I use to wrote a prototype where I've have receiver for listening headset button, then activating speech recognition to listen for some commands. Screen was not activated so I had to use SpeechRecognizer (my UI was some prerecorded sounds and Text To Speech).
Second difference is that SpeechRecognizer has ability for constant listening. Intent version will always end exaction after some period. For example SpeechRecognizer is used by speech recognition "keyboard" so you can dictate a SMS.
In such case you will receive partial results only (in normal mode SpeechRecognizer gives only final results).
One thing that the other answers have not mentioned: if multiple speech recognizers are installed on the device then user switching between them is different depending on if "Intent" or the SpeechRecognizer is used.

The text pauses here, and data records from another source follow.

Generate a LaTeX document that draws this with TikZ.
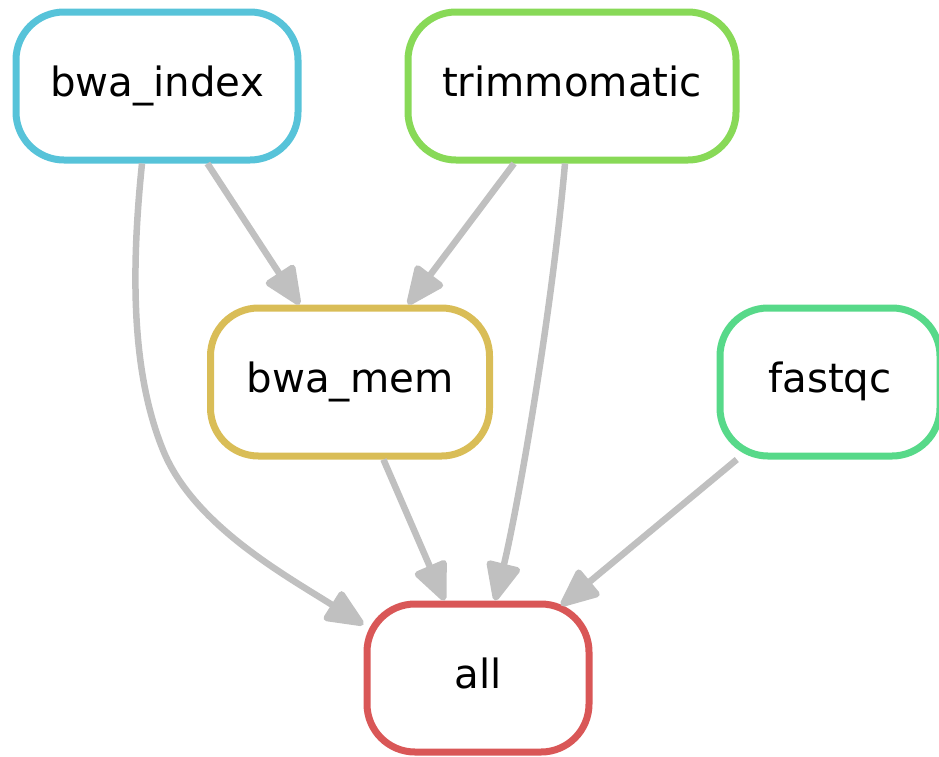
\documentclass[tikz,border=0pt]{standalone}
\usepackage{fontspec}
\setmainfont{DejaVu Sans}
\usetikzlibrary{arrows.meta}
\begin{document}
\begin{tikzpicture}[x=1pt,y=-1pt,
	job/.style={draw,line width=7pt,rounded corners=48pt,minimum height=148pt,
		inner sep=0pt,font=\fontsize{40.3}{48}\selectfont,
		text height=30pt,text depth=10pt},
	dep/.style={draw=depgray,line width=6.5pt,-{Triangle[length=43pt,width=36pt,round]}}]

\definecolor{depgray}{RGB}{192,192,192}
\definecolor{indexblue}{RGB}{87,195,217}
\definecolor{trimgreen}{RGB}{136,217,87}
\definecolor{memyellow}{RGB}{217,189,87}
\definecolor{qcgreen}{RGB}{87,217,137}
\definecolor{allred}{RGB}{217,87,87}

\useasboundingbox (0,0) rectangle (939,756);

\node[job,draw=indexblue,minimum width=282pt] (bwa_index)   at (157,86)  {bwa\_index};
\node[job,draw=trimgreen,minimum width=328pt] (trimmomatic) at (572,86)  {trimmomatic};
\node[job,draw=memyellow,minimum width=279pt] (bwa_mem)     at (350,382) {bwa\_mem};
\node[job,draw=qcgreen,  minimum width=220pt] (fastqc)      at (830,382) {fastqc};
\node[job,draw=allred,   minimum width=222pt] (all)         at (478,678) {all};

\coordinate (detour) at (163,450);

\draw[dep] (bwa_index) -- (bwa_mem);
\draw[dep] (trimmomatic) -- (bwa_mem);
\draw[dep] (bwa_mem) -- (all);
\draw[dep] (fastqc) -- ([xshift=83pt,yshift=-5pt]all.north);
\draw[dep] ([xshift=-7pt]trimmomatic.south) .. controls (550,330) and (515,520) .. ([xshift=17pt]all.north);
\draw[dep] ([xshift=-15pt]bwa_index.south) .. controls (130,280) and (133,376) .. (detour)
	.. controls (193,524) and (283,574) .. (all.155);

\end{tikzpicture}
\end{document}
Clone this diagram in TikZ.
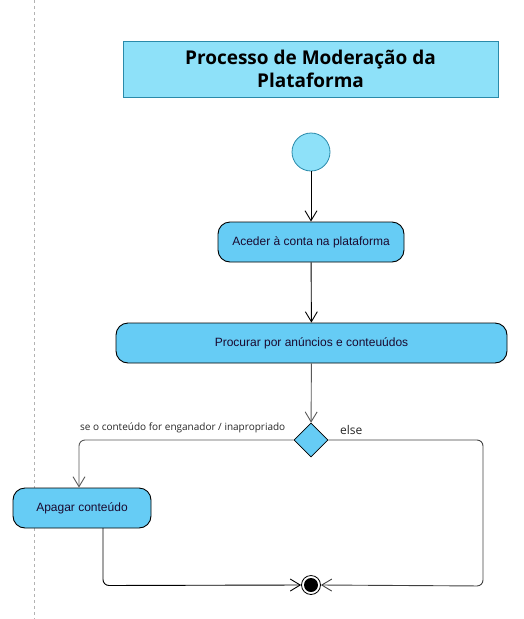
\documentclass[tikz,border=0pt]{standalone}
\usepackage{fontspec}
\setmainfont{Liberation Sans}
\newfontfamily\titlefont{Open Sans}
\usetikzlibrary{arrows.meta,shapes.geometric}
\definecolor{boxfill}{HTML}{66CCF5}
\definecolor{titlefill}{HTML}{8EE1F9}
\definecolor{titleline}{HTML}{2A8AAA}
\definecolor{txt}{HTML}{1A0A30}
\tikzset{
  x=1pt,y=-1pt,
  act/.style={draw=black,line width=0.9pt,fill=boxfill,rounded corners=12pt,inner sep=0pt,font=\fontsize{12}{14}\selectfont,text=txt},
  flow/.style={draw=black,line width=0.9pt,-{Straight Barb[length=10pt,width=12pt,line width=0.9pt]},rounded corners=6pt},
  gflow/.style={flow,draw=black!65},
}
\begin{document}
\begin{tikzpicture}
\useasboundingbox (0,0) rectangle (524,619);
\draw[black!30,dashed,line width=0.7pt] (34,0) -- (34,619);
\node[draw=titleline,fill=titlefill,line width=0.8pt,minimum width=375pt,minimum height=56pt,inner sep=0pt,align=center,font=\titlefont\bfseries\fontsize{19}{23}\selectfont] (title) at (310.5,69) {Processo de Moderação da\\Plataforma};
\node[circle,draw=titleline,fill=titlefill,line width=0.8pt,minimum size=38pt,inner sep=0pt] (start) at (311,152) {};
\node[act,minimum width=186pt,minimum height=40pt] (aceder) at (311,242) {Aceder à conta na plataforma};
\node[act,minimum width=391pt,minimum height=40pt] (procurar) at (311.5,343) {Procurar por anúncios e conteuúdos};
\node[diamond,draw=black,fill=boxfill,line width=0.8pt,minimum width=34pt,minimum height=34pt,inner sep=0pt] (dec) at (311,440) {};
\node[act,minimum width=138pt,minimum height=40pt] (apagar) at (82,508) {Apagar conteúdo};
\node[circle,draw=black,line width=0.8pt,minimum size=19pt,inner sep=0pt] (end) at (311,585) {};
\fill[black] (end.center) circle (7pt);
\draw[flow] (start) -- (aceder);
\draw[flow] (aceder) -- (procurar);
\draw[gflow] (procurar) -- (dec);
\coordinate (lc) at (79,440);
\coordinate (rc) at (483,440);
\coordinate (rb) at (483,586);
\coordinate (ab) at (103,528);
\coordinate (lb) at (103,585.5);
\draw[gflow] (dec.west) -- (lc) -- (apagar.north -| lc);
\draw[flow,draw=black!75] (dec.east) -- (rc) -- (rb) -- (end.east);
\draw[flow] (ab) -- (lb) -- (end.west);
\node[anchor=south west,inner sep=0pt,font=\titlefont\fontsize{10}{12}\selectfont,text=black!85] (lbl1) at (80,433) {se o conteúdo for enganador / inapropriado};
\node[anchor=south west,inner sep=0pt,font=\titlefont\fontsize{12}{14}\selectfont,text=black!85] (lbl2) at (340,435) {else};
\end{tikzpicture}
\end{document}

In case of "Intent" the standard Activity selection dialog is popped up. The user can choose the recognizer to be used, and optionally set it globally as the default recognizer, to avoid the dialog in the future.
In case of SpeechRecognizer the user can set and configure the default recognizer in the global settings (Language and input -> Voice recognizer on ICS).
So, depending on which interface is used the documentation about setting the default recognizer and switching between recognizers should be different. (In most cases though there is just one recognizer, Google Voice Search, so this might not be a big issue in practice.)